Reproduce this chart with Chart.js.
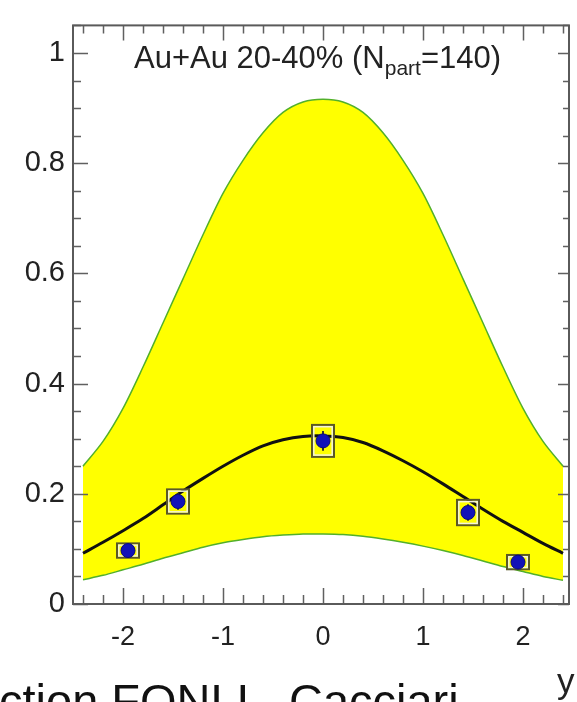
<!DOCTYPE html>
<html>
<head>
<meta charset="utf-8">
<script src="https://cdn.jsdelivr.net/npm/chart.js@4.4.1/dist/chart.umd.min.js"></script>
<style>
  html, body { margin: 0; padding: 0; background: #fff; }
  #wrap { position: relative; width: 577px; height: 702px; overflow: hidden;
          font-family: "Liberation Sans", Arial, Helvetica, sans-serif; color: #222; }
  #dndy { position: absolute; left: 0; top: 0; }
  .lbl { position: absolute; white-space: nowrap; line-height: 1; }
  #title { left: 134px; top: 42px; font-size: 31px; }
  #title span { font-size: 21px; position: relative; top: 7px; }
  #xname { left: 557px; top: 663px; font-size: 35px; }
  #note { left: -1px; top: 677px; font-size: 47px; color: #111; }
</style>
</head>
<body>
<div id="wrap">
  <canvas id="dndy" width="577" height="702"></canvas>
  <div class="lbl" id="title">Au+Au 20-40% (N<span>part</span>=140)</div>
  <div class="lbl" id="xname">y</div>
  <div class="lbl" id="note">ction FONLL, Cacciari</div>
</div>
<script>
// axis ticks
const xTicks = [-2, -1, 0, 1, 2];
const yTicks = [0, 0.2, 0.4, 0.6, 0.8, 1];

// FONLL band (upper / lower edge) and central curve
const bandX    = [-2.4, -2.2, -2.0, -1.8, -1.6, -1.4, -1.2, -1.0, -0.8, -0.6, -0.4, -0.2, 0,
                   0.2, 0.4, 0.6, 0.8, 1.0, 1.2, 1.4, 1.6, 1.8, 2.0, 2.2, 2.4];
const bandHigh = [0.25, 0.295, 0.355, 0.43, 0.51, 0.59, 0.67, 0.745, 0.805, 0.855, 0.892, 0.911, 0.916,
                  0.911, 0.892, 0.855, 0.805, 0.745, 0.67, 0.59, 0.51, 0.43, 0.355, 0.295, 0.25];
const bandLow  = [0.044, 0.052, 0.062, 0.072, 0.083, 0.093, 0.103, 0.111, 0.117, 0.122, 0.125, 0.127, 0.127,
                  0.126, 0.123, 0.118, 0.112, 0.105, 0.097, 0.088, 0.078, 0.068, 0.059, 0.050, 0.043];
const bandMid  = [0.092, 0.112, 0.133, 0.155, 0.180, 0.205, 0.228, 0.250, 0.270, 0.287, 0.298, 0.304, 0.305,
                  0.302, 0.293, 0.278, 0.260, 0.240, 0.218, 0.195, 0.172, 0.150, 0.130, 0.110, 0.092];

// measured points: rapidity, value, stat and syst errors
const ptX    = [-1.95, -1.45, 0, 1.45, 1.95];
const ptVal  = [0.097, 0.186, 0.296, 0.166, 0.076];
const ptStat = [0.012, 0.015, 0.018, 0.015, 0.012];
const ptSys  = [0.013, 0.022, 0.029, 0.023, 0.013];
const sysHalfW = 0.11;

const toXY = (xs, ys) => xs.map((x, i) => ({ x: x, y: ys[i] }));

// syst boxes + stat bars, painted just under the points
const sysBoxes = {
  id: 'sysBoxes',
  beforeDatasetDraw(chart, args) {
    if (args.index !== 0) return;
    const { ctx, scales: { x, y } } = chart;
    ctx.save();
    ptX.forEach((px, i) => {
      const l = x.getPixelForValue(px - sysHalfW), r = x.getPixelForValue(px + sysHalfW);
      const t = y.getPixelForValue(ptVal[i] + ptSys[i]), b = y.getPixelForValue(ptVal[i] - ptSys[i]);
      ctx.lineWidth = 2;
      ctx.strokeStyle = '#5a5828';
      ctx.strokeRect(l, t, r - l, b - t);
      ctx.lineWidth = 1.5;
      ctx.strokeStyle = '#f4f4d8';
      ctx.strokeRect(l + 1.8, t + 1.8, r - l - 3.6, b - t - 3.6);
      // stat error bar
      const cx = x.getPixelForValue(px);
      ctx.lineWidth = 2;
      ctx.strokeStyle = '#333';
      ctx.beginPath();
      ctx.moveTo(cx, y.getPixelForValue(ptVal[i] + ptStat[i]));
      ctx.lineTo(cx, y.getPixelForValue(ptVal[i] - ptStat[i]));
      ctx.stroke();
    });
    ctx.restore();
  }
};

// frame with inward major/minor ticks on all four sides
const frameTicks = {
  id: 'frameTicks',
  afterDraw(chart) {
    const { ctx, chartArea: a, scales: { x, y } } = chart;
    ctx.save();
    ctx.strokeStyle = '#606060';
    ctx.lineWidth = 1.5;
    ctx.beginPath();
    for (let i = -12; i <= 12; i++) {
      const px = Math.round(x.getPixelForValue(i * 0.2)) + 0.5;
      const major = i % 5 === 0;
      ctx.moveTo(px, a.bottom); ctx.lineTo(px, a.bottom - (major ? 16 : 9));
      ctx.moveTo(px, a.top); ctx.lineTo(px, a.top + (major ? 15 : 8));
    }
    for (let i = 0; i <= 21; i++) {
      const py = Math.round(y.getPixelForValue(i * 0.05)) + 0.5;
      const major = i % 4 === 0;
      ctx.moveTo(a.left, py); ctx.lineTo(a.left + (major ? 15 : 8), py);
      ctx.moveTo(a.right, py); ctx.lineTo(a.right - (major ? 11 : 6), py);
    }
    ctx.stroke();
    ctx.lineWidth = 2;
    ctx.strokeStyle = '#5a5a5a';
    ctx.strokeRect(a.left, a.top, a.right - a.left, a.bottom - a.top);
    ctx.restore();
  }
};

const tickFamily = '"Liberation Sans", Arial, sans-serif';

new Chart(document.getElementById('dndy'), {
  type: 'line',
  data: {
    datasets: [
      {
        label: 'data',
        data: toXY(ptX, ptVal),
        showLine: false,
        pointRadius: 7,
        pointBackgroundColor: '#1212b8',
        pointBorderColor: '#0a0a7a',
        pointBorderWidth: 1
      },
      {
        label: 'FONLL',
        data: toXY(bandX, bandMid),
        borderColor: '#111',
        borderWidth: 3,
        pointRadius: 0,
        tension: 0.3,
        fill: false
      },
      {
        label: 'upper',
        data: toXY(bandX, bandHigh),
        borderColor: '#52b02a',
        borderWidth: 1.5,
        backgroundColor: '#ffff00',
        pointRadius: 0,
        tension: 0.3,
        fill: '+1'
      },
      {
        label: 'lower',
        data: toXY(bandX, bandLow),
        borderColor: '#52b02a',
        borderWidth: 1.5,
        pointRadius: 0,
        tension: 0.3,
        fill: false
      }
    ]
  },
  options: {
    responsive: false,
    animation: false,
    layout: { padding: { top: 7, right: 5, left: 0, bottom: 0 } },
    plugins: {
      legend: { display: false },
      tooltip: { enabled: false },
      filler: { drawTime: 'beforeDatasetsDraw' }
    },
    scales: {
      x: {
        type: 'linear',
        min: -2.5,
        max: 2.46,
        afterBuildTicks: (axis) => { axis.ticks = xTicks.map(v => ({ value: v })); },
        afterFit: (axis) => { axis.height = 98; },
        grid: { display: false, drawTicks: false },
        border: { display: false },
        ticks: { color: '#222', font: { family: tickFamily, size: 27 }, padding: 17, maxRotation: 0,
                 callback: (v) => String(v) }
      },
      y: {
        min: 0,
        max: 1.05,
        afterBuildTicks: (axis) => { axis.ticks = yTicks.map(v => ({ value: v })); },
        afterFit: (axis) => { axis.width = 73; },
        grid: { display: false, drawTicks: false },
        border: { display: false },
        ticks: { color: '#222', font: { family: tickFamily, size: 29 }, padding: 8,
                 callback: (v) => String(v) }
      }
    }
  },
  plugins: [sysBoxes, frameTicks]
});
</script>
</body>
</html>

• [AIM OF THE EXERCISE]: All of the data above should be transcribed verbatim, with pictures omitted.

• [EXERCISE OUTPUT]:
Reproduce this chart with Chart.js.
<!DOCTYPE html>
<html>
<head>
<meta charset="utf-8">
<script src="https://cdn.jsdelivr.net/npm/chart.js@4.4.1/dist/chart.umd.min.js"></script>
<style>
  html, body { margin: 0; padding: 0; background: #fff; }
  #wrap { position: relative; width: 577px; height: 702px; overflow: hidden;
          font-family: "Liberation Sans", Arial, Helvetica, sans-serif; color: #222; }
  #dndy { position: absolute; left: 0; top: 0; }
  .lbl { position: absolute; white-space: nowrap; line-height: 1; }
  #title { left: 134px; top: 42px; font-size: 31px; }
  #title span { font-size: 21px; position: relative; top: 7px; }
  #xname { left: 557px; top: 663px; font-size: 35px; }
  #note { left: -1px; top: 677px; font-size: 47px; color: #111; }
</style>
</head>
<body>
<div id="wrap">
  <canvas id="dndy" width="577" height="702"></canvas>
  <div class="lbl" id="title">Au+Au 20-40% (N<span>part</span>=140)</div>
  <div class="lbl" id="xname">y</div>
  <div class="lbl" id="note">ction FONLL, Cacciari</div>
</div>
<script>
// axis ticks
const xTicks = [-2, -1, 0, 1, 2];
const yTicks = [0, 0.2, 0.4, 0.6, 0.8, 1];

// FONLL band (upper / lower edge) and central curve
const bandX    = [-2.4, -2.2, -2.0, -1.8, -1.6, -1.4, -1.2, -1.0, -0.8, -0.6, -0.4, -0.2, 0,
                   0.2, 0.4, 0.6, 0.8, 1.0, 1.2, 1.4, 1.6, 1.8, 2.0, 2.2, 2.4];
const bandHigh = [0.25, 0.295, 0.355, 0.43, 0.51, 0.59, 0.67, 0.745, 0.805, 0.855, 0.892, 0.911, 0.916,
                  0.911, 0.892, 0.855, 0.805, 0.745, 0.67, 0.59, 0.51, 0.43, 0.355, 0.295, 0.25];
const bandLow  = [0.044, 0.052, 0.062, 0.072, 0.083, 0.093, 0.103, 0.111, 0.117, 0.122, 0.125, 0.127, 0.127,
                  0.126, 0.123, 0.118, 0.112, 0.105, 0.097, 0.088, 0.078, 0.068, 0.059, 0.050, 0.043];
const bandMid  = [0.092, 0.112, 0.133, 0.155, 0.180, 0.205, 0.228, 0.250, 0.270, 0.287, 0.298, 0.304, 0.305,
                  0.302, 0.293, 0.278, 0.260, 0.240, 0.218, 0.195, 0.172, 0.150, 0.130, 0.110, 0.092];

// measured points: rapidity, value, stat and syst errors
const ptX    = [-1.95, -1.45, 0, 1.45, 1.95];
const ptVal  = [0.097, 0.186, 0.296, 0.166, 0.076];
const ptStat = [0.012, 0.015, 0.018, 0.015, 0.012];
const ptSys  = [0.013, 0.022, 0.029, 0.023, 0.013];
const sysHalfW = 0.11;

const toXY = (xs, ys) => xs.map((x, i) => ({ x: x, y: ys[i] }));

// syst boxes + stat bars, painted just under the points
const sysBoxes = {
  id: 'sysBoxes',
  beforeDatasetDraw(chart, args) {
    if (args.index !== 0) return;
    const { ctx, scales: { x, y } } = chart;
    ctx.save();
    ptX.forEach((px, i) => {
      const l = x.getPixelForValue(px - sysHalfW), r = x.getPixelForValue(px + sysHalfW);
      const t = y.getPixelForValue(ptVal[i] + ptSys[i]), b = y.getPixelForValue(ptVal[i] - ptSys[i]);
      ctx.lineWidth = 2;
      ctx.strokeStyle = '#5a5828';
      ctx.strokeRect(l, t, r - l, b - t);
      ctx.lineWidth = 1.5;
      ctx.strokeStyle = '#f4f4d8';
      ctx.strokeRect(l + 1.8, t + 1.8, r - l - 3.6, b - t - 3.6);
      // stat error bar
      const cx = x.getPixelForValue(px);
      ctx.lineWidth = 2;
      ctx.strokeStyle = '#333';
      ctx.beginPath();
      ctx.moveTo(cx, y.getPixelForValue(ptVal[i] + ptStat[i]));
      ctx.lineTo(cx, y.getPixelForValue(ptVal[i] - ptStat[i]));
      ctx.stroke();
    });
    ctx.restore();
  }
};

// frame with inward major/minor ticks on all four sides
const frameTicks = {
  id: 'frameTicks',
  afterDraw(chart) {
    const { ctx, chartArea: a, scales: { x, y } } = chart;
    ctx.save();
    ctx.strokeStyle = '#606060';
    ctx.lineWidth = 1.5;
    ctx.beginPath();
    for (let i = -12; i <= 12; i++) {
      const px = Math.round(x.getPixelForValue(i * 0.2)) + 0.5;
      const major = i % 5 === 0;
      ctx.moveTo(px, a.bottom); ctx.lineTo(px, a.bottom - (major ? 16 : 9));
      ctx.moveTo(px, a.top); ctx.lineTo(px, a.top + (major ? 15 : 8));
    }
    for (let i = 0; i <= 21; i++) {
      const py = Math.round(y.getPixelForValue(i * 0.05)) + 0.5;
      const major = i % 4 === 0;
      ctx.moveTo(a.left, py); ctx.lineTo(a.left + (major ? 15 : 8), py);
      ctx.moveTo(a.right, py); ctx.lineTo(a.right - (major ? 11 : 6), py);
    }
    ctx.stroke();
    ctx.lineWidth = 2;
    ctx.strokeStyle = '#5a5a5a';
    ctx.strokeRect(a.left, a.top, a.right - a.left, a.bottom - a.top);
    ctx.restore();
  }
};

const tickFamily = '"Liberation Sans", Arial, sans-serif';

new Chart(document.getElementById('dndy'), {
  type: 'line',
  data: {
    datasets: [
      {
        label: 'data',
        data: toXY(ptX, ptVal),
        showLine: false,
        pointRadius: 7,
        pointBackgroundColor: '#1212b8',
        pointBorderColor: '#0a0a7a',
        pointBorderWidth: 1
      },
      {
        label: 'FONLL',
        data: toXY(bandX, bandMid),
        borderColor: '#111',
        borderWidth: 3,
        pointRadius: 0,
        tension: 0.3,
        fill: false
      },
      {
        label: 'upper',
        data: toXY(bandX, bandHigh),
        borderColor: '#52b02a',
        borderWidth: 1.5,
        backgroundColor: '#ffff00',
        pointRadius: 0,
        tension: 0.3,
        fill: '+1'
      },
      {
        label: 'lower',
        data: toXY(bandX, bandLow),
        borderColor: '#52b02a',
        borderWidth: 1.5,
        pointRadius: 0,
        tension: 0.3,
        fill: false
      }
    ]
  },
  options: {
    responsive: false,
    animation: false,
    layout: { padding: { top: 7, right: 5, left: 0, bottom: 0 } },
    plugins: {
      legend: { display: false },
      tooltip: { enabled: false },
      filler: { drawTime: 'beforeDatasetsDraw' }
    },
    scales: {
      x: {
        type: 'linear',
        min: -2.5,
        max: 2.46,
        afterBuildTicks: (axis) => { axis.ticks = xTicks.map(v => ({ value: v })); },
        afterFit: (axis) => { axis.height = 98; },
        grid: { display: false, drawTicks: false },
        border: { display: false },
        ticks: { color: '#222', font: { family: tickFamily, size: 27 }, padding: 17, maxRotation: 0,
                 callback: (v) => String(v) }
      },
      y: {
        min: 0,
        max: 1.05,
        afterBuildTicks: (axis) => { axis.ticks = yTicks.map(v => ({ value: v })); },
        afterFit: (axis) => { axis.width = 73; },
        grid: { display: false, drawTicks: false },
        border: { display: false },
        ticks: { color: '#222', font: { family: tickFamily, size: 29 }, padding: 8,
                 callback: (v) => String(v) }
      }
    }
  },
  plugins: [sysBoxes, frameTicks]
});
</script>
</body>
</html>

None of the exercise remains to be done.